In law, affiliation (from Latin affiliare, "to adopt as a son") was previously the term to describe legal establishment of paternity.
The mother of a bastard may summon the putative father to petty sessions within 12 months of the birth (or at any later time if he is proved to have contributed to the child's support within 12 months after the birth), and the justices, after hearing evidence on both sides, may, if the mother's evidence be corroborated in some material particular, adjudge the man to be the putative father of the child, and order him to pay a sum not exceeding five shillings a week for its maintenance, together with a sum for expenses incidental to the birth, or the funeral expenses, if it has died before the date of order, and the costs of the proceedings.
When a bastard child, whose mother has not obtained an order, becomes chargeable to the parish, the guardians may proceed against the putative father for a contribution.
No agreement on the part of the woman to take a sum down in a discharge of the liability of the father is a bar to the making of an affiliation order.
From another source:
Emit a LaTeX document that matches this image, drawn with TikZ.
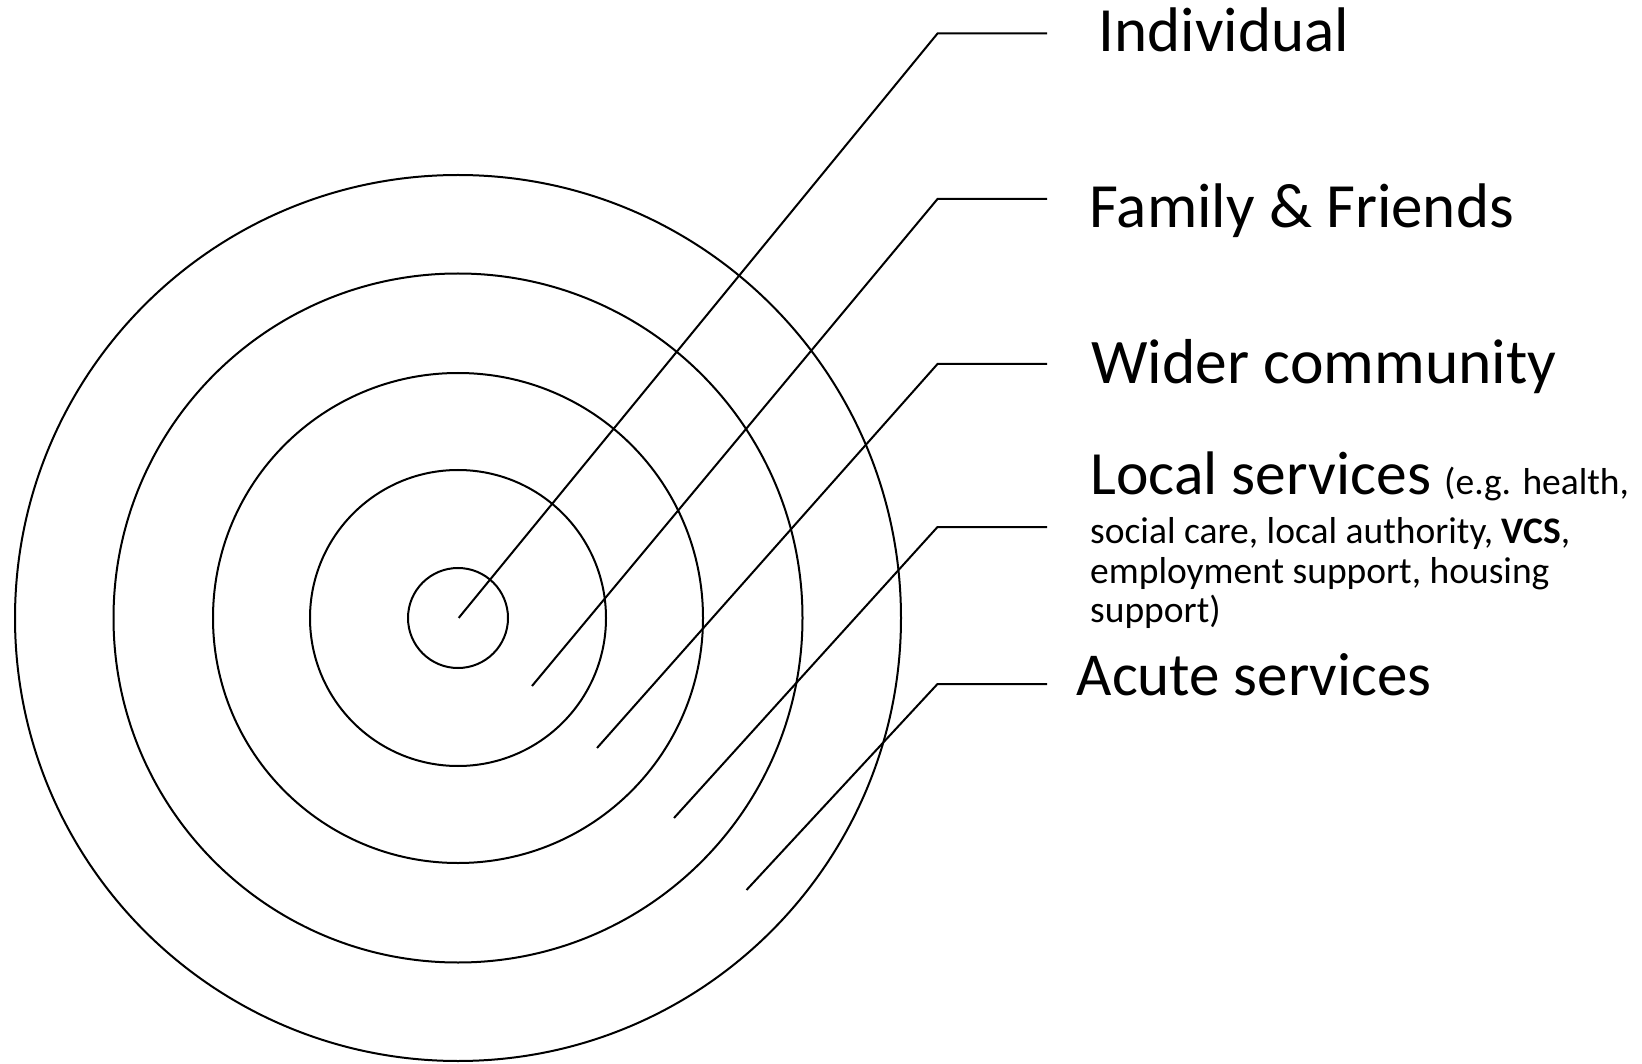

France, Belgium, the Netherlands, Italy, Russia, Serbia and the Canton of Geneva provide no means of inquiry into the paternity of an illegitimate child, and consequently all support of the child falls upon the mother; on the other hand, Germany, Austria, Norway, Sweden, Denmark and the majority of the Swiss cantons provide for an inquiry into the paternity of illegitimate children, and the law casts a certain amount of responsibility upon the father.